[START Data shown]

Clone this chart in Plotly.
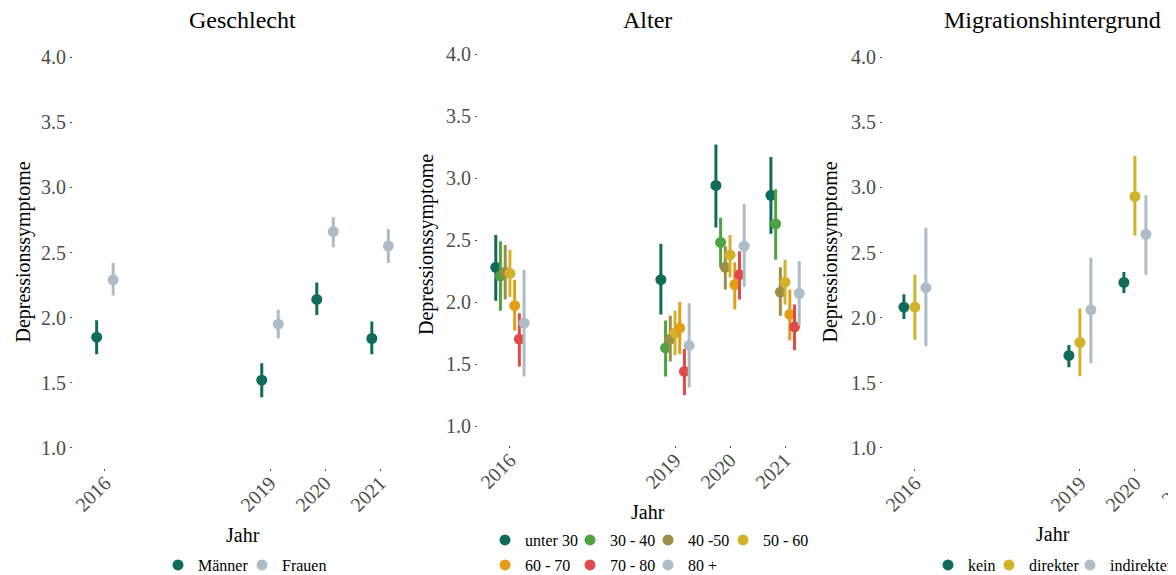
import plotly.graph_objects as go

# ---- data ---------------------------------------------------------------
YEARS = [2016, 2019, 2020, 2021]
YEAR_LABELS = ["2016", "2019", "2020", "2021"]

# Geschlecht
SEX_NAMES = ["Männer", "Frauen"]
SEX_MEAN = [[1.85, 1.52, 2.14, 1.84], [2.29, 1.95, 2.66, 2.55]]
SEX_LO = [[1.72, 1.39, 2.02, 1.72], [2.17, 1.84, 2.54, 2.42]]
SEX_HI = [[1.98, 1.65, 2.27, 1.97], [2.42, 2.06, 2.77, 2.68]]

# Alter
AGE_NAMES = ["unter 30", "30 - 40", "40 -50", "50 - 60", "60 - 70", "70 - 80", "80 +"]
AGE_MEAN = [
    [2.28, 2.18, 2.94, 2.86],
    [2.21, 1.63, 2.48, 2.63],
    [2.24, 1.70, 2.28, 2.08],
    [2.23, 1.75, 2.38, 2.16],
    [1.97, 1.79, 2.14, 1.90],
    [1.70, 1.44, 2.22, 1.80],
    [1.83, 1.65, 2.45, 2.07],
]
AGE_LO = [
    [2.01, 1.90, 2.60, 2.55],
    [1.93, 1.40, 2.28, 2.34],
    [2.02, 1.52, 2.10, 1.89],
    [2.04, 1.57, 2.20, 1.98],
    [1.77, 1.58, 1.94, 1.69],
    [1.48, 1.25, 2.02, 1.61],
    [1.40, 1.31, 2.12, 1.81],
]
AGE_HI = [
    [2.54, 2.47, 3.27, 3.17],
    [2.49, 1.85, 2.68, 2.91],
    [2.46, 1.89, 2.45, 2.28],
    [2.42, 1.93, 2.54, 2.34],
    [2.18, 2.00, 2.32, 2.10],
    [1.91, 1.62, 2.41, 1.98],
    [2.26, 1.99, 2.79, 2.33],
]

# Migrationshintergrund (2021 only partly visible in the source)
MIG_NAMES = ["kein", "direkter", "indirekter"]
MIG_MEAN = [[2.08, 1.71, 2.27, 2.10], [2.08, 1.81, 2.93, None], [2.23, 2.06, 2.64, None]]
MIG_LO = [[1.99, 1.62, 2.19, 2.02], [1.83, 1.55, 2.63, None], [1.78, 1.65, 2.33, None]]
MIG_HI = [[2.18, 1.79, 2.35, 2.18], [2.33, 2.07, 3.24, None], [2.69, 2.46, 2.94, None]]

# ---- styling ------------------------------------------------------------
SEX_COLORS = ["#106b5b", "#adbcc6"]
AGE_COLORS = ["#106b5b", "#4fa343", "#9c8e47", "#d3b22b", "#e39e18", "#e04a48", "#adbcc6"]
MIG_COLORS = ["#106b5b", "#d3b22b", "#adbcc6"]

# legend key positions (window px: dot centre x, row centre y), ggplot-like grid
SEX_KEYS = [(178, 565), (262, 565)]
AGE_KEYS = [(505, 540), (590, 540), (668, 540), (743, 540),
            (505, 565), (590, 565), (668, 565)]
MIG_KEYS = [(948, 565), (1009, 565), (1090, 565)]

FONT = "Liberation Serif, Times New Roman, serif"
W, H = 1176, 575
PAGE_OFFSET = 8  # default body margin of the html page
DODGE = 0.6


def fx(px):
    # window pixel -> paper fraction
    return (px - PAGE_OFFSET) / W


def fy(px):
    return 1 - (px - PAGE_OFFSET) / H


legend_layouts = {}


def add_groups(fig, names, means, los, his, colors, keys, xa, ya):
    n = len(names)
    for i in range(n):
        offset = (i - (n - 1) / 2) * DODGE / n
        x = [yr + offset for yr in YEARS]
        m = means[i]
        plus = [None if v is None else h - v for v, h in zip(m, his[i])]
        minus = [None if v is None else v - l for v, l in zip(m, los[i])]
        # each key gets its own little legend so the grid matches the original
        idx = len(legend_layouts) + 1
        leg = "legend" if idx == 1 else f"legend{idx}"
        legend_layouts[leg] = dict(
            x=fx(keys[i][0] - 20), y=fy(keys[i][1]),
            orientation="h", xanchor="left", yanchor="middle",
            font=dict(family=FONT, size=16, color="black"),
            bgcolor="rgba(0,0,0,0)",
        )
        fig.add_trace(go.Scatter(
            x=x, y=m, mode="markers", name=names[i],
            marker=dict(color=colors[i], size=11),
            error_y=dict(type="data", symmetric=False, array=plus, arrayminus=minus,
                         color=colors[i], thickness=3, width=0),
            xaxis=xa, yaxis=ya, legend=leg, showlegend=True, hoverinfo="x+y+name",
        ))


fig = go.Figure()
add_groups(fig, SEX_NAMES, SEX_MEAN, SEX_LO, SEX_HI, SEX_COLORS, SEX_KEYS, "x", "y")
add_groups(fig, AGE_NAMES, AGE_MEAN, AGE_LO, AGE_HI, AGE_COLORS, AGE_KEYS, "x2", "y2")
add_groups(fig, MIG_NAMES, MIG_MEAN, MIG_LO, MIG_HI, MIG_COLORS, MIG_KEYS, "x3", "y3")

x_common = dict(
    tickvals=YEARS, ticktext=YEAR_LABELS, tickangle=-45,
    tickfont=dict(family=FONT, size=20, color="#4d4d4d"),
    ticks="outside", ticklen=2, tickcolor="#4d4d4d", ticklabelstandoff=-7,
    showgrid=False, zeroline=False, showline=False, automargin=False,
)
y_common = dict(
    range=[0.85, 4.15], tickvals=[1, 1.5, 2, 2.5, 3, 3.5, 4], tickformat=".1f",
    tickfont=dict(family=FONT, size=20, color="#4d4d4d"),
    ticks="outside", ticklen=2, tickcolor="#4d4d4d",
    showgrid=False, zeroline=False, showline=False, automargin=False,
)

fig.update_layout(
    width=W, height=H,
    margin=dict(l=0, r=0, t=0, b=0, autoexpand=False),
    template="none",
    showlegend=True,
    paper_bgcolor="white", plot_bgcolor="white",
    font=dict(family=FONT, color="black"),
    xaxis=dict(domain=[fx(73), fx(412)], range=[2015.42, 2021.58], anchor="y", **x_common),
    xaxis2=dict(domain=[fx(478), fx(817)], range=[2015.42, 2021.58], anchor="y2", **x_common),
    xaxis3=dict(domain=[fx(883), fx(1176)], range=[2015.42, 2015.42 + 293 / 55], anchor="y3", **x_common),
    yaxis=dict(domain=[fy(467.5), fy(37.5)], anchor="x", **y_common),
    yaxis2=dict(domain=[fy(444.6), fy(35.4)], anchor="x2", **y_common),
    yaxis3=dict(domain=[fy(467.5), fy(37.5)], anchor="x3", **y_common),
    **legend_layouts,
)

# panel titles and axis titles
titles = [("Geschlecht", 242.5), ("Alter", 647.5), ("Migrationshintergrund", 1052.5)]
for text, cx in titles:
    fig.add_annotation(text=text, x=fx(cx), y=fy(20), xref="paper", yref="paper",
                       showarrow=False, xanchor="center", yanchor="middle",
                       font=dict(family=FONT, size=24, color="black"))

for cx, cy in [(23, 252.5), (426, 245), (830, 252.5)]:
    fig.add_annotation(text="Depressionssymptome", x=fx(cx), y=fy(cy), xref="paper", yref="paper",
                       showarrow=False, textangle=-90, xanchor="center", yanchor="middle",
                       font=dict(family=FONT, size=20, color="black"))

for cx, cy in [(242.5, 535), (647.5, 512), (1052.5, 534)]:
    fig.add_annotation(text="Jahr", x=fx(cx), y=fy(cy), xref="paper", yref="paper",
                       showarrow=False, xanchor="center", yanchor="middle",
                       font=dict(family=FONT, size=20, color="black"))

# the 2021 label of the last panel runs off the right edge of the source image
fig.add_annotation(text="2021", x=fx(1179), y=fy(488), xref="paper", yref="paper",
                   showarrow=False, textangle=-45, xanchor="center", yanchor="middle",
                   font=dict(family=FONT, size=20, color="#4d4d4d"))

fig.write_html("out.html")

[END Data shown]

_The request_
Exactly as written, please give again the lines from the beginning of the listing through the line containing "SEX_HI = [[1.98, 1.65, 2.27, 1.97], [2.42, 2.06, 2.77, 2.68]]", inclusive, without any pictures.

_Finished task_
Clone this chart in Plotly.
import plotly.graph_objects as go

# ---- data ---------------------------------------------------------------
YEARS = [2016, 2019, 2020, 2021]
YEAR_LABELS = ["2016", "2019", "2020", "2021"]

# Geschlecht
SEX_NAMES = ["Männer", "Frauen"]
SEX_MEAN = [[1.85, 1.52, 2.14, 1.84], [2.29, 1.95, 2.66, 2.55]]
SEX_LO = [[1.72, 1.39, 2.02, 1.72], [2.17, 1.84, 2.54, 2.42]]
SEX_HI = [[1.98, 1.65, 2.27, 1.97], [2.42, 2.06, 2.77, 2.68]]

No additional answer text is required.